- EXERCISE AIM
Exactly the lines from the start of the data below through the line that contains "cat_pos = [1, 2, 3.5, 4.5]" are to be copied, with pictures left out.
● ● ● ● ●
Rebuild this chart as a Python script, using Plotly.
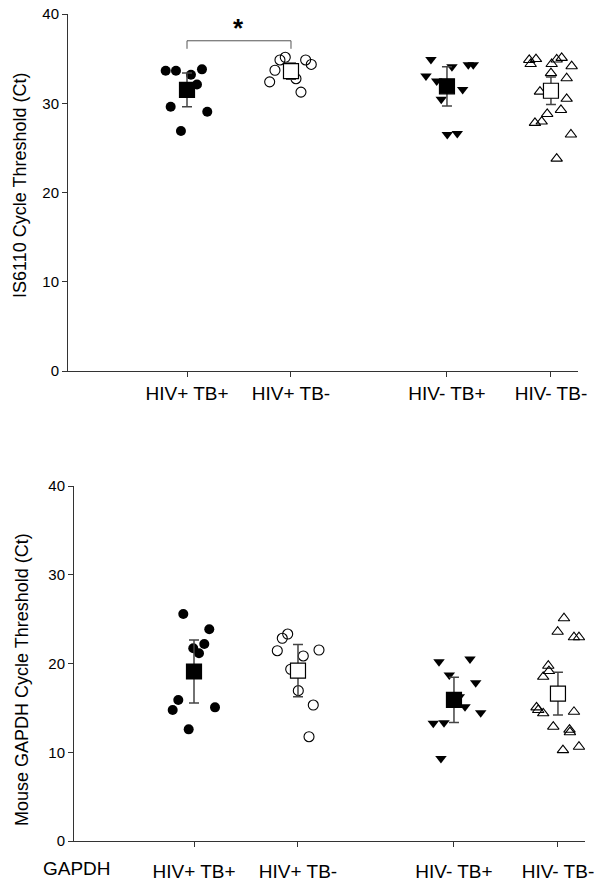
import plotly.graph_objects as go

W, H = 604, 884

categories = ["HIV+ TB+", "HIV+ TB-", "HIV- TB+", "HIV- TB-"]
cat_pos = [1, 2, 3.5, 4.5]

# ---- IS6110 (top panel) ----
is_hpt_pos_vals = [33.65, 33.65, 33.8, 33.2, 32.1, 29.6, 29.05, 26.9]
is_hpt_pos_jit = [-0.205, -0.106, 0.144, 0.038, 0.096, -0.157, 0.195, -0.058]
is_hpt_neg_vals = [34.85, 35.15, 34.85, 34.35, 33.7, 32.4, 32.75, 31.25]
is_hpt_neg_jit = [-0.106, -0.055, 0.141, 0.195, -0.154, -0.205, 0.048, 0.096]
is_hmt_pos_vals = [34.9, 34.1, 34.3, 34.3, 33.05, 32.5, 31.55, 30.45, 26.5, 26.6]
is_hmt_pos_jit = [-0.154, 0.048, 0.205, 0.253, -0.202, -0.099, 0.151, -0.055, 0.003, 0.099]
is_hmt_neg_vals = [34.85, 34.4, 34.95, 34.4, 34.9, 35.08, 34.15, 33.37, 32.8, 31.3,
                   30.5, 28.8, 29.25, 27.8, 27.95, 26.5, 23.8]
is_hmt_neg_jit = [-0.209, -0.195, -0.144, 0.007, 0.055, 0.103, 0.199, 0.0, 0.151, -0.106,
                  0.151, -0.036, 0.096, -0.154, -0.089, 0.192, 0.055]
is_means = [31.5, 33.6, 31.9, 31.4]
is_errs = [1.9, 0.9, 2.2, 1.55]

# ---- GAPDH (bottom panel) ----
ga_hpt_pos_vals = [25.58, 23.85, 22.2, 21.71, 21.15, 15.89, 14.76, 15.06, 12.58]
ga_hpt_pos_jit = [-0.103, 0.147, 0.099, -0.007, 0.048, -0.151, -0.205, 0.202, -0.051]
ga_hpt_neg_vals = [23.32, 22.84, 21.44, 20.85, 21.52, 19.35, 16.94, 15.32, 11.75]
ga_hpt_neg_jit = [-0.099, -0.151, -0.199, 0.051, 0.202, -0.07, 0.003, 0.147, 0.106]
ga_hmt_pos_vals = [20.2, 20.5, 18.7, 17.84, 15.13, 14.46, 13.26, 13.33, 16.26, 9.3]
ga_hmt_pos_jit = [-0.144, 0.154, -0.045, 0.209, 0.106, 0.257, -0.199, -0.096, 0.051, -0.125]
ga_hmt_neg_vals = [25.1, 23.58, 22.96, 22.96, 19.75, 19.15, 18.5, 15.06, 14.76, 14.39,
                   14.56, 12.88, 12.54, 12.26, 10.24, 10.62]
ga_hmt_neg_jit = [0.058, -0.003, 0.154, 0.202, -0.093, -0.087, -0.142, -0.206, -0.19, -0.142,
                  0.154, -0.045, 0.111, 0.115, 0.048, 0.202]
ga_means = [19.1, 19.2, 15.9, 16.6]
ga_errs = [3.55, 2.95, 2.55, 2.4]

# significance bracket (top panel, between the two HIV+ groups)
sig_level = 37.0
sig_drop = 0.9
sig_label = "<b>*</b>"

y_ticks = [0, 10, 20, 30, 40]
top_ytitle = "IS6110 Cycle Threshold (Ct)"
bot_ytitle = "Mouse GAPDH Cycle Threshold (Ct)"
bot_corner_label = "GAPDH"

FONT = "Arial, Liberation Sans, sans-serif"
INK = "#000000"
AXC = "#333333"
ERRC = "#444444"

symbols_pts = ["circle", "circle-open", "triangle-down", "triangle-up-open"]
sizes_pts = [10, 10, 10, 10]
fill_mean = ["black", "white", "black", "white"]


def px_x(p):
    return p / W


def px_y(p):
    return 1 - p / H


fig = go.Figure()

panels = [
    ("x", "y",
     [(is_hpt_pos_vals, is_hpt_pos_jit), (is_hpt_neg_vals, is_hpt_neg_jit),
      (is_hmt_pos_vals, is_hmt_pos_jit), (is_hmt_neg_vals, is_hmt_neg_jit)],
     is_means, is_errs),
    ("x2", "y2",
     [(ga_hpt_pos_vals, ga_hpt_pos_jit), (ga_hpt_neg_vals, ga_hpt_neg_jit),
      (ga_hmt_pos_vals, ga_hmt_pos_jit), (ga_hmt_neg_vals, ga_hmt_neg_jit)],
     ga_means, ga_errs),
]

for xa, ya, groups, means, errs in panels:
    for gi, (vals, jit) in enumerate(groups):
        sym = symbols_pts[gi]
        is_open = sym.endswith("open")
        fig.add_trace(go.Scatter(
            x=[cat_pos[gi] + j for j in jit], y=vals, mode="markers",
            xaxis=xa, yaxis=ya, showlegend=False, hoverinfo="skip",
            marker=dict(symbol=sym, size=sizes_pts[gi], color=INK,
                        line=dict(color=INK, width=1.1 if is_open else 0)),
        ))
    for gi in range(4):
        fig.add_trace(go.Scatter(
            x=[cat_pos[gi]], y=[means[gi]], mode="markers",
            xaxis=xa, yaxis=ya, showlegend=False, hoverinfo="skip",
            error_y=dict(type="data", array=[errs[gi]], visible=True,
                         color=ERRC, thickness=1.5, width=5),
            marker=dict(symbol="square", size=15, color=fill_mean[gi],
                        line=dict(color=INK, width=1.2)),
        ))

# significance bracket
fig.add_trace(go.Scatter(
    x=[cat_pos[0], cat_pos[0], cat_pos[1], cat_pos[1]],
    y=[sig_level - sig_drop, sig_level, sig_level, sig_level - sig_drop],
    mode="lines", line=dict(color="#555555", width=1),
    xaxis="x", yaxis="y", showlegend=False, hoverinfo="skip",
))

xr = [-0.202, 4.76]

axis_common = dict(showgrid=False, zeroline=False, showline=True, linecolor=AXC,
                   linewidth=1, ticks="outside", tickcolor=AXC, ticklen=5)

fig.update_layout(
    width=W, height=H,
    margin=dict(l=0, r=0, t=0, b=0, autoexpand=False),
    paper_bgcolor="white", plot_bgcolor="white",
    font=dict(family=FONT, color=INK),
    xaxis=dict(domain=[px_x(62), px_x(578)], range=xr, anchor="y",
               tickvals=cat_pos, ticktext=categories,
               tickfont=dict(size=19, family=FONT, color=INK),
               **axis_common),
    yaxis=dict(domain=[px_y(371), px_y(14)], range=[0, 40], anchor="free",
               position=px_x(67), tickvals=y_ticks,
               tickfont=dict(size=15, family=FONT, color=INK),
               **axis_common),
    xaxis2=dict(domain=[px_x(69), px_x(585)], range=xr, anchor="y2",
                tickvals=cat_pos, ticktext=categories,
                tickfont=dict(size=19, family=FONT, color=INK),
                ticklabelstandoff=8,
                **axis_common),
    yaxis2=dict(domain=[px_y(841), px_y(486)], range=[0, 40], anchor="free",
                position=px_x(73), tickvals=y_ticks,
                tickfont=dict(size=15, family=FONT, color=INK),
                **axis_common),
)

fig.add_annotation(text=sig_label, x=(cat_pos[0] + cat_pos[1]) / 2, y=sig_level,
                   xref="x", yref="y", yanchor="bottom", showarrow=False,
                   font=dict(size=26, family=FONT, color=INK), yshift=-4)
fig.add_annotation(text=top_ytitle, textangle=-90, x=px_x(20), y=px_y(186),
                   xref="paper", yref="paper", xanchor="center", yanchor="middle",
                   showarrow=False, font=dict(size=18, family=FONT, color=INK))
fig.add_annotation(text=bot_ytitle, textangle=-90, x=px_x(22), y=px_y(680),
                   xref="paper", yref="paper", xanchor="center", yanchor="middle",
                   showarrow=False, font=dict(size=18, family=FONT, color=INK))
fig.add_annotation(text=bot_corner_label, x=px_x(77), y=px_y(868),
                   xref="paper", yref="paper", xanchor="center", yanchor="middle",
                   showarrow=False, font=dict(size=19, family=FONT, color=INK))

fig.write_html(
    "out.html",
    config={"displayModeBar": False},
    post_script="document.body.style.margin='0';document.body.style.overflow='hidden';",
)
● ● ● ● ●
- EXERCISE RESPONSE
Rebuild this chart as a Python script, using Plotly.
import plotly.graph_objects as go

W, H = 604, 884

categories = ["HIV+ TB+", "HIV+ TB-", "HIV- TB+", "HIV- TB-"]
cat_pos = [1, 2, 3.5, 4.5]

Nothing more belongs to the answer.